The essence of the program is the solution of the
eigenproblem, H(k)ψk=Ekψk. The
Hamiltonian H(k) depends on all the ψk through the electron
density n(r)=Σall occupied states∣ψk
(r)∣2 . Initially a guess is made at an
electron density, the eigenproblem is solved and a new electron density
generated. This is then fed back until self-consistency is reached.
Within this self consistency loop each k-value can be solved for
independently. The program is parallelised by farming out the k-points
among the available processors and then performing a global broadcast
of the results so that each processor can then calculate the electron
density to use for the next iteration.
Figure 1 shows performance results for the
NiFe2O4inv benchmark data case on several
systems. These were: The IBM
P690 Regatta system HPCX, an SGI Altix and two similar AMD
Opteron clusters, a Cray XD1 and SCARF, a cluster supplied by
Streamline and using Myrinet connection technology. The Altix, XD1 and
SCARF have similar scaling behaviour at low processor numbers (though
the poor performance of the XD1 for 48 processors is anomalous but
repeatable). In contrast HPCx displays poor scaling and a deterioration
in performance at processor numbers above128. At the best going from 32
to 128
processors, a factor of 4, only doubles the speed. This can be traced
back to the communication strategy employed. The global sums over
k-points are performed in at best O(NlnN) messages. The message size is
O(1/N) (the 512 k-points are divided up between the N processors) so
even if there were no start up costs for a message, the communication
cost would grow as lnN. The computational cost is decreasing as O(1/N)

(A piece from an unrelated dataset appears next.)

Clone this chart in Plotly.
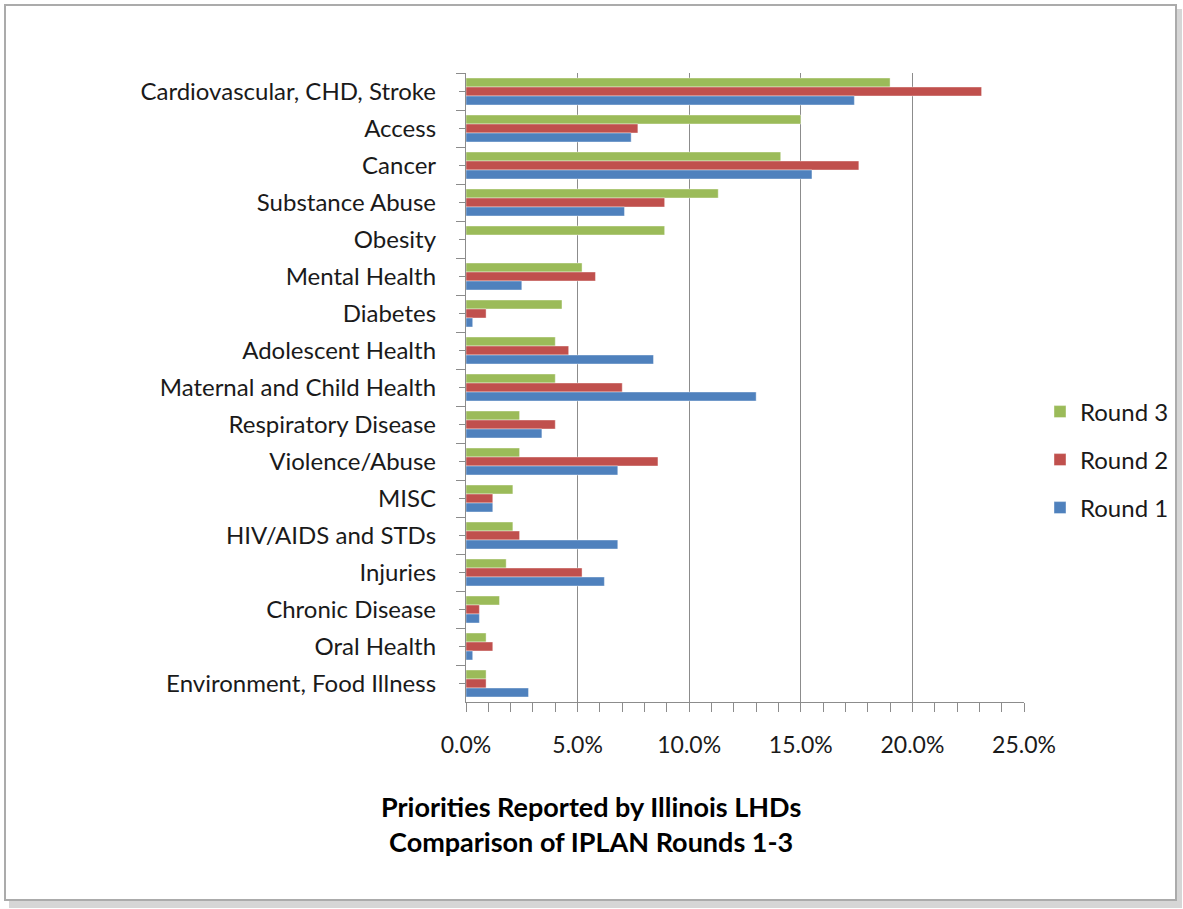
import plotly.graph_objects as go

categories = ["Cardiovascular, CHD, Stroke", "Access", "Cancer", "Substance Abuse", "Obesity",
              "Mental Health", "Diabetes", "Adolescent Health", "Maternal and Child Health",
              "Respiratory Disease", "Violence/Abuse", "MISC", "HIV/AIDS and STDs", "Injuries",
              "Chronic Disease", "Oral Health", "Environment, Food Illness"]

round3 = [19.0, 15.0, 14.1, 11.3, 8.9, 5.2, 4.3, 4.0, 4.0, 2.4, 2.4, 2.1, 2.1, 1.8, 1.5, 0.9, 0.9]
round2 = [23.1, 7.7, 17.6, 8.9, 0.0, 5.8, 0.9, 4.6, 7.0, 4.0, 8.6, 1.2, 2.4, 5.2, 0.6, 1.2, 0.9]
round1 = [17.4, 7.4, 15.5, 7.1, 0.0, 2.5, 0.3, 8.4, 13.0, 3.4, 6.8, 1.2, 6.8, 6.2, 0.6, 0.3, 2.8]

series_names = ["Round 3", "Round 2", "Round 1"]
series_values = [round3, round2, round1]
series_colors = ["#9bbb59", "#c0504d", "#4f81bd"]

x_ticks = [0, 5, 10, 15, 20, 25]
x_tick_labels = ["0.0%", "5.0%", "10.0%", "15.0%", "20.0%", "25.0%"]

title_lines = ["Priorities Reported by Illinois LHDs", "Comparison of IPLAN Rounds 1-3"]

W, H = 1183, 909
L, R, T, B = 466, 1024, 73, 702

font = "Lato, 'Open Sans', sans-serif"


def px_to_paper_x(p):
    return (p - L) / (R - L)


def px_to_paper_y(p):
    return (B - p) / (B - T)


legend_names = ["legend", "legend2", "legend3"]
legend_y_px = [412, 460, 508]

fig = go.Figure()
for name, vals, col, lg in zip(series_names, series_values, series_colors, legend_names):
    fig.add_trace(go.Bar(
        y=categories, x=vals, name=name, orientation="h", legend=lg,
        marker=dict(color=col, line=dict(color="rgba(255,255,255,0.5)", width=0.8)),
    ))

# invisible trace carrying the short centre ticks of the category axis
fig.add_trace(go.Scatter(y=categories, x=[0] * len(categories), yaxis="y2", mode="markers",
                         marker=dict(opacity=0), showlegend=False, hoverinfo="skip"))

shapes = [
    dict(type="rect", xref="paper", yref="paper",
         x0=px_to_paper_x(9), x1=px_to_paper_x(1182), y0=px_to_paper_y(908), y1=px_to_paper_y(9),
         fillcolor="#d6d6d6", line=dict(width=0), layer="below"),
    dict(type="rect", xref="paper", yref="paper",
         x0=px_to_paper_x(5), x1=px_to_paper_x(1176), y0=px_to_paper_y(900), y1=px_to_paper_y(5),
         fillcolor="white", line=dict(color="#ababab", width=2), layer="below"),
]

legend_common = dict(xanchor="left", yanchor="middle", font=dict(size=24, color="#1a1a1a"),
                     itemwidth=30, bgcolor="rgba(0,0,0,0)", x=px_to_paper_x(1040))

layout_legends = {}
for lg, ypx in zip(legend_names, legend_y_px):
    layout_legends[lg] = dict(legend_common, y=px_to_paper_y(ypx))

n = len(categories)
y_range = [n - 0.5, -0.5]

fig.update_layout(
    width=W, height=H,
    margin=dict(l=L, r=W - R, t=T, b=H - B, pad=0, autoexpand=False),
    paper_bgcolor="white", plot_bgcolor="rgba(0,0,0,0)",
    barmode="group", bargap=0.27, bargroupgap=0,
    font=dict(family=font, size=24, color="#1a1a1a"),
    shapes=shapes,
    xaxis=dict(
        range=[0, 25], tickvals=x_ticks, ticktext=x_tick_labels,
        showgrid=True, gridcolor="#8c8c8c", gridwidth=1.3,
        showline=True, linecolor="#8c8c8c", linewidth=1.3,
        ticks="outside", ticklen=9, tickcolor="#8c8c8c", tickwidth=1.3,
        minor=dict(dtick=1, ticks="outside", ticklen=9, tickcolor="#8c8c8c", tickwidth=1.3, showgrid=False),
        ticklabelstandoff=13, zeroline=False,
        tickfont=dict(size=23, color="#1a1a1a"),
    ),
    yaxis=dict(
        categoryorder="array", categoryarray=categories, range=y_range,
        showline=True, linecolor="#8c8c8c", linewidth=1.3,
        ticks="outside", tickson="boundaries", ticklen=9, tickcolor="#8c8c8c", tickwidth=1.3,
        ticklabelstandoff=24, showgrid=False,
        tickfont=dict(size=24, color="#1a1a1a"),
    ),
    yaxis2=dict(
        overlaying="y", categoryorder="array", categoryarray=categories, range=y_range,
        showline=False, ticks="outside", ticklen=6, tickcolor="#8c8c8c", tickwidth=1.3,
        showticklabels=False, showgrid=False, side="left",
    ),
    annotations=[
        dict(text="<b>" + title_lines[0] + "</b><br><b>" + title_lines[1] + "</b>",
             xref="paper", yref="paper", x=px_to_paper_x(591), y=px_to_paper_y(824),
             xanchor="center", yanchor="middle", showarrow=False,
             font=dict(size=27, color="#000000", family=font)),
    ],
    showlegend=True,
    **layout_legends,
)

fig.write_html("out.html", config={"displayModeBar": False},
               post_script="document.body.style.margin='0';")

and eventually the increase in the communications cost will overtake
the decrease in the computation. At 128 processors each processor is
dealing with only 4 k-points before the communication phase.
The global
communication strategy exacerbates the impact of load imbalance. The
global sums
have an implicit synchronisation point since they require all data to
be available. Thus if one processor is taking longer than the others,
the whole program is required to go at the speed of the slowest. We
show
this happening in Figure 2. Here we have used Vampir
to
produce a plot of the time spent by SIC-LMTO in one of its
major routines and its subsidiaries, shown in grey, and in MPI calls
shown in red. It is clear that some processes are spending 50% more
time in MPI calls than others, not because they are
sending more information but because they are waiting idle for the
computationally slower routines. The computational load imbalance is
shown by the grey histogram, and it is noticeable that this almost
exactly mirrors the MPI imbalance. The double structure is an artefact
of the use of two frames or LPARs in this
64-node run, the same load imbalance is being repeated on each LPAR.

Figure 2. Vampir plots
of time SIC-LMTO spent in subroutine bands (grey) and in MPI calls
(red).
|
|